В статье я поминала няню с ее неизменным "И куды вы меня, барыня, завезли?", рассказывала о том, как мы, молодые эмигранты, плакали на советских фильмах... "Мы видели на экране здоровые, веселые лица людей нашего возраста, нашего поколения и горестно недоумевали, почему мы не там, не с ними, а сидим здесь и печатаем английские письма на английских машинках... Мы начали протестовать. Мы говорили: "Россия есть!" "Нет, нет, нет!" - страстно кричали представители старшего поколения, и эта страстность казалась нам подозрительной. Мы думали: "Они не могут простить большевикам своей утерянной привольной жизни, не могут забыть, что в гражданской войне их разбили, не могут примириться с тем, что "там" обходятся без них... И все мы были похожи на Катю из чеховской "Скучной истории", а старшее поколение на старого профессора. Мы говорили им: "Вот вы прожили долгую жизнь. Вы страдали. Вы много видели. Скажите ж нам, что нам делать, как жить?" - "Право, Катя, не знаю",- смущенно отвечал старый профессор. И тогда мы отошли от них и пошли своей дорогой".
Мать и сестра снимали тогда комнату в пансионе некой княгини Ухтомской. Я жила отдельно. О том, что я собралась идти "своей дорогой", я мать не предуведомила, появление статьи было для нее неожиданностью... В пансионе Ухтомской жили в основном люди аристократического происхождения, были и титулованные - графиня Нессельроде, барон и баронесса Меллер-Закомельские, причем баронесса была урожденной герцогиней Лейхтенбергской. Баронесса занималась вязаньем, графиня гадала на картах и давала уроки французского языка. Князь Ухтомский служил во французском консульстве на какой-то мелкой должности, боюсь, не швейцаром ли? Барон... Не помню уж, что делал барон. Помню, что все они нуждались, с трудом платили за пансион, громкие имена не вязались с внешностью этих людей, плохо одетых и жалких. Вежливые, тихие, уснащавшие свою речь французскими фразами - все они преображались и сверкали глазами, стоило при них произнести слово "большевик"... Мать сказала мне: "Я в твои дела не вмешиваюсь, но на все, знаешь ли, есть манера! Не худо было бы меня предупредить. Вечером в пансионе все на меня набрасываются, а я даже не знаю, о чем идет речь!"

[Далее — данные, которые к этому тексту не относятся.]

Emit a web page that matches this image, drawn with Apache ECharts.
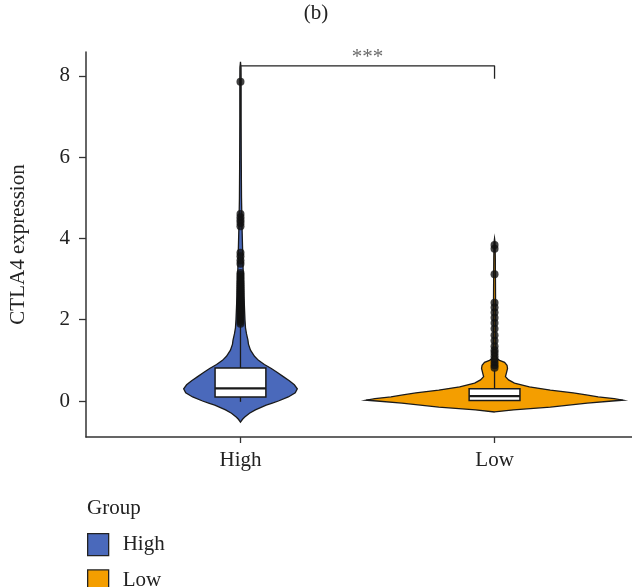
<!DOCTYPE html>
<html><head><meta charset="utf-8">
<script src="https://cdn.jsdelivr.net/npm/echarts@6/dist/echarts.min.js"></script>
<style>html,body{margin:0;padding:0;background:#fff}#c{width:632px;height:587px}</style>
</head><body><div id="c"></div>
<script>
// ---- data ----
const categories = ['High', 'Low'];
const yTicks = [0, 2, 4, 6, 8];
// box stats: [lowerWhisker, Q1, median, Q3, upperWhisker]
const highBox = [-0.02, 0.10, 0.31, 0.81, 1.87];
const lowBox = [0.00, 0.01, 0.12, 0.30, 0.75];
const highOutliers = [7.86, 4.60, 4.52, 4.45, 4.38, 4.30, 3.65, 3.56, 3.46, 3.38, 3.15, 3.10, 3.05, 3.00, 2.95, 2.90, 2.85,
  2.80, 2.75, 2.70, 2.65, 2.60, 2.55, 2.50, 2.45, 2.40, 2.35, 2.30, 2.25, 2.20, 2.15, 2.10, 2.05, 2.00, 1.95, 1.90];
const lowOutliers = [3.84, 3.75, 3.12, 2.42, 2.30, 2.18, 2.05, 1.92, 1.78, 1.62, 1.48, 1.35, 1.25, 1.18, 1.10, 1.02, 0.95, 0.88, 0.82];
// violin density profiles (relative density at given expression value)
const highKdeY = [-0.52, -0.45, -0.4, -0.3, -0.22, -0.1, -0.05, 0.0, 0.1, 0.2, 0.3, 0.4, 0.5, 0.6, 0.7, 0.8, 0.9, 1.0, 1.1, 1.25,
  1.4, 1.5, 1.65, 1.8, 2.0, 2.3, 2.6, 3.0, 3.4, 3.8, 4.3, 5.0, 6.0, 7.0, 7.8, 8.2, 8.35];
const highKdeD = [0, 0.016, 0.031, 0.07, 0.116, 0.2, 0.248, 0.295, 0.372, 0.426, 0.442, 0.419, 0.38, 0.333, 0.287, 0.24, 0.186,
  0.14, 0.109, 0.078, 0.062, 0.058, 0.047, 0.039, 0.035, 0.031, 0.027, 0.023, 0.019, 0.016, 0.012, 0.008, 0.006, 0.005, 0.005, 0.004, 0];
const lowKdeY = [-0.27, -0.22, -0.15, -0.05, 0.0, 0.02, 0.06, 0.1, 0.15, 0.2, 0.27, 0.35, 0.44, 0.52, 0.6, 0.7, 0.8, 0.88, 0.95,
  1.0, 1.05, 1.3, 1.8, 2.4, 3.0, 3.5, 3.9, 4.0];
const lowKdeD = [0, 0.147, 0.434, 0.721, 0.915, 1.0, 0.93, 0.806, 0.713, 0.612, 0.434, 0.271, 0.155, 0.109, 0.085, 0.093, 0.101,
  0.097, 0.078, 0.039, 0.016, 0.01, 0.009, 0.008, 0.007, 0.006, 0.004, 0];
const sigLabel = '***';
const sigBracketY = [7.93, 8.25];
const titleText = '(b)';
const yName = 'CTLA4 expression';
const legendTitle = 'Group';

// ---- style ----
const FONT = 'Liberation Serif';
const FS = 21;
const colors = { High: '#4a69bb', Low: '#f49e00' };
const WSCALE = 0.506;   // x-units per unit density
const BOXHALF = 0.1;

function violin(name, x, ys, ds) {
  return {
    type: 'custom', name, z: 2,
    itemStyle: { color: colors[name] },
    data: [[x, ys[0]]],
    renderItem(params, api) {
      const pts = [];
      for (let i = 0; i < ys.length; i++) pts.push(api.coord([x + ds[i] * WSCALE, ys[i]]));
      for (let i = ys.length - 1; i >= 0; i--) pts.push(api.coord([x - ds[i] * WSCALE, ys[i]]));
      return { type: 'polygon', shape: { points: pts }, style: { fill: colors[name], stroke: '#1a1a1a', lineWidth: 1.3 } };
    }
  };
}
function box(x, b) {
  return {
    type: 'custom', z: 3, silent: true,
    data: [[x].concat(b)],
    renderItem(params, api) {
      const lo = api.coord([x, b[0]]), hi = api.coord([x, b[4]]);
      const tl = api.coord([x - BOXHALF, b[3]]), br = api.coord([x + BOXHALF, b[1]]);
      const ml = api.coord([x - BOXHALF, b[2]]), mr = api.coord([x + BOXHALF, b[2]]);
      return { type: 'group', children: [
        { type: 'line', shape: { x1: lo[0], y1: lo[1], x2: hi[0], y2: hi[1] }, style: { stroke: '#1a1a1a', lineWidth: 1.3 } },
        { type: 'rect', shape: { x: tl[0], y: tl[1], width: br[0] - tl[0], height: br[1] - tl[1] }, style: { fill: '#fff', stroke: '#1a1a1a', lineWidth: 1.5 } },
        { type: 'line', shape: { x1: ml[0], y1: ml[1], x2: mr[0], y2: mr[1] }, style: { stroke: '#1a1a1a', lineWidth: 2.2 } }
      ]};
    }
  };
}

const chart = echarts.init(document.getElementById('c'), null, { renderer: 'canvas' });
chart.setOption({
  animation: false,
  backgroundColor: '#fff',
  textStyle: { fontFamily: FONT },
  title: { text: titleText, left: 'center', top: 3, padding: 0,
    textStyle: { fontFamily: FONT, fontSize: FS, fontWeight: 'normal', color: '#222' } },
  grid: { left: 84, right: 0, top: 52, bottom: 150 },
  xAxis: {
    type: 'value', min: 0.392, max: 2.541,
    axisLine: { onZero: false, lineStyle: { color: '#333', width: 1.5 } },
    axisTick: { show: true, customValues: [1, 2], length: 6, lineStyle: { color: '#333', width: 1.3 } },
    axisLabel: { customValues: [1, 2], formatter: v => categories[Math.round(v) - 1], margin: 13,
      fontFamily: FONT, fontSize: FS, color: '#222' },
    splitLine: { show: false }
  },
  yAxis: {
    type: 'value', min: -0.886, max: 8.59,
    name: yName, nameLocation: 'middle', nameGap: 57,
    nameTextStyle: { fontFamily: FONT, fontSize: FS, color: '#222' },
    axisLine: { show: true, onZero: false, lineStyle: { color: '#333', width: 1.5 } },
    axisTick: { show: true, customValues: yTicks, length: 7, lineStyle: { color: '#333', width: 1.3 } },
    axisLabel: { customValues: yTicks, margin: 16, fontFamily: FONT, fontSize: FS, color: '#222' },
    splitLine: { show: false }
  },
  legend: {
    orient: 'vertical', left: 87, top: 533, height: 120, padding: 0,
    itemWidth: 21, itemHeight: 22, itemGap: 13, icon: 'rect',
    itemStyle: { borderColor: '#222', borderWidth: 1.3 },
    textStyle: { fontFamily: FONT, fontSize: FS, color: '#222', padding: [0, 0, 0, 9] },
    data: categories
  },
  graphic: [{ type: 'text', left: 87, top: 498, style: { text: legendTitle, font: FS + 'px "Liberation Serif"', fill: '#222' } }],
  series: [
    violin('High', 1, highKdeY, highKdeD),
    violin('Low', 2, lowKdeY, lowKdeD),
    box(1, highBox),
    box(2, lowBox),
    { type: 'scatter', z: 4, silent: true, symbolSize: 8, itemStyle: { color: '#111' },
      data: highOutliers.map(v => [1, v]).concat(lowOutliers.map(v => [2, v])) },
    { type: 'line', z: 5, silent: true, symbol: 'none', lineStyle: { color: '#222', width: 1.3 },
      data: [[1, sigBracketY[0]], [1, sigBracketY[1]], [2, sigBracketY[1]], [2, sigBracketY[0]]] },
    { type: 'scatter', z: 5, silent: true, symbolSize: 0,
      label: { show: true, position: 'top', distance: -2, formatter: sigLabel, fontFamily: FONT, fontSize: FS, color: '#444' },
      data: [[1.5, sigBracketY[1]]] }
  ]
});
</script></body></html>
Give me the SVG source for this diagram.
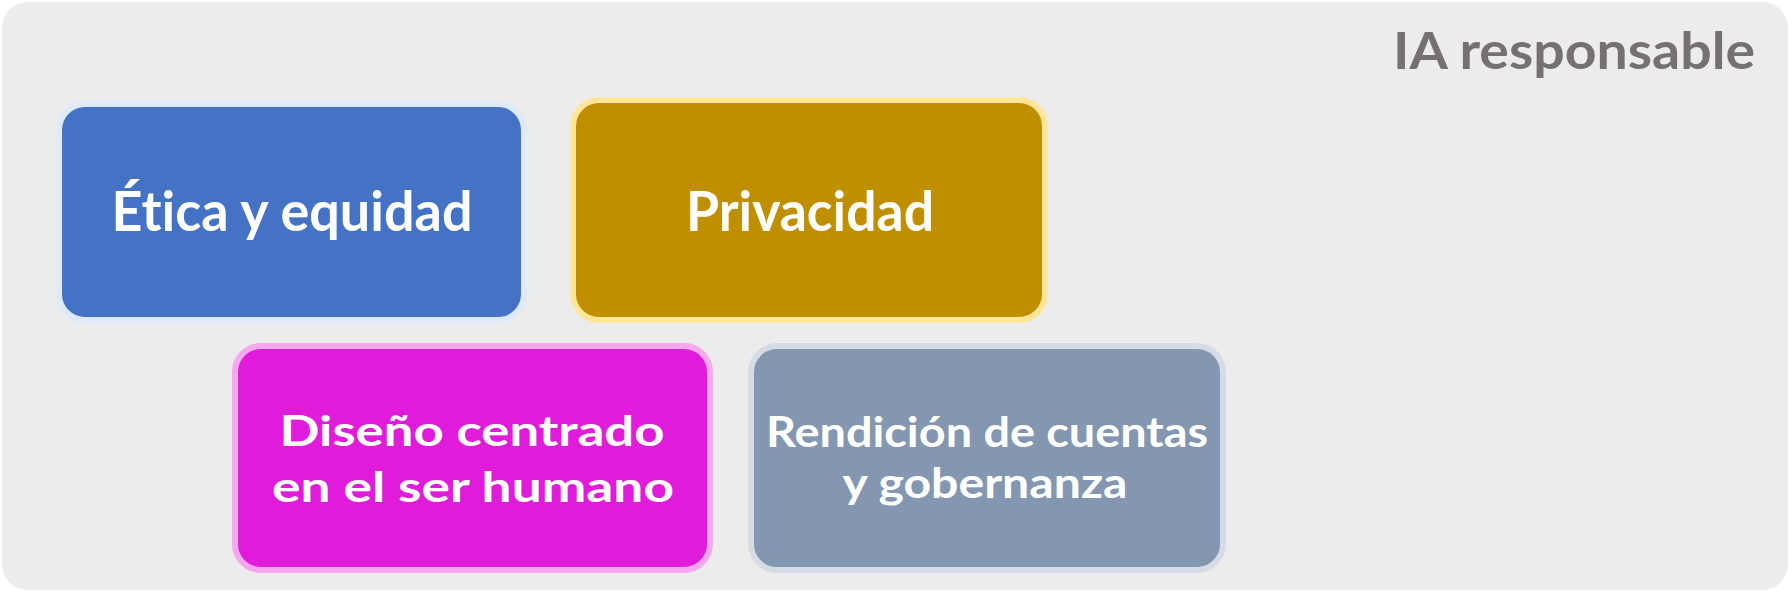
<svg xmlns="http://www.w3.org/2000/svg" width="1792" height="592" viewBox="0 0 1792 592">
<style>
.lbl{font-family:Lato,"Open Sans","Liberation Sans",sans-serif;font-weight:700;fill:#ffffff;text-anchor:middle;font-variant-ligatures:none}
.big{font-size:55px}
.small{font-size:42px}
.title{font-family:Lato,"Open Sans","Liberation Sans",sans-serif;font-weight:700;font-size:52px;fill:#767171;text-anchor:end;font-variant-ligatures:none}
.box{stroke-width:6;stroke-linejoin:round}
</style>
<rect x="0" y="0" width="1792" height="592" fill="#ffffff"/>
<rect id="panel" x="2" y="2" width="1786" height="588" rx="26" fill="#ececec"/>
<text class="title" x="1755" y="69" textLength="362" lengthAdjust="spacingAndGlyphs">IA responsable</text>
<g id="connectors"></g>
<g id="node-etica">
<rect class="box" x="59" y="104" width="465" height="216" rx="26" fill="#4472c4" stroke="#ddeaf8"/>
<text class="lbl big" x="292" y="231" textLength="361" lengthAdjust="spacingAndGlyphs">Ética y equidad</text>
</g>
<g id="node-privacidad">
<rect class="box" x="573" y="100" width="472" height="220" rx="26" fill="#bf8f00" stroke="#ffe699"/>
<text class="lbl big" x="810" y="231" textLength="248" lengthAdjust="spacingAndGlyphs">Privacidad</text>
</g>
<g id="node-diseno">
<rect class="box" x="235" y="346" width="475" height="224" rx="26" fill="#e01bd9" stroke="#f6a8ef"/>
<text class="lbl small" x="472" y="446" textLength="385" lengthAdjust="spacingAndGlyphs">Diseño centrado</text>
<text class="lbl small" x="473" y="502" textLength="402" lengthAdjust="spacingAndGlyphs">en el ser humano</text>
</g>
<g id="node-rendicion">
<rect class="box" x="751" y="346" width="472" height="224" rx="26" fill="#8497b0" stroke="#d6dce5"/>
<text class="lbl small" x="987" y="447" textLength="442" lengthAdjust="spacingAndGlyphs">Rendición de cuentas</text>
<text class="lbl small" x="985" y="498" textLength="285" lengthAdjust="spacingAndGlyphs">y gobernanza</text>
</g>
</svg>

Вскоре матери и сестре пришлось из пансиона переехать, их жизнь там сделалась невыносимой. В Шанхае кипели страсти, с первого дня войны эмигранты разделились на "оборонцев" и "пораженцев". Вторая моя статья называлась "В защиту оборонцев!" и кончалась словами Лермонтова: "...насмешкой горькою обманутого сына над промотавшимся отцом!"
То было началом моей громкой деятельности в "Новой жизни", куда я, вплоть до отъезда в СССР, писала фельетоны и публицистические статьи... Однажды молодой человек, который ухаживал за сестрой Ольгой, пригласил ее ужинать в "Офицерское собрание". Поужинать им не удалось. Молодого человека отозвали в сторонку и попросили удалиться, выразив удивление, что он позволил себе привести в эти белые стены "сестру коммунистки"... Короче говоря, матери и сестре солоно приходилось из-за меня. К счастью, мать в то время от эмигрантских учреждений не зависела, преподавала историю в английской школе "Томас Хэнбери скул". А сестра в октябре 1942 года уехала в Индокитай.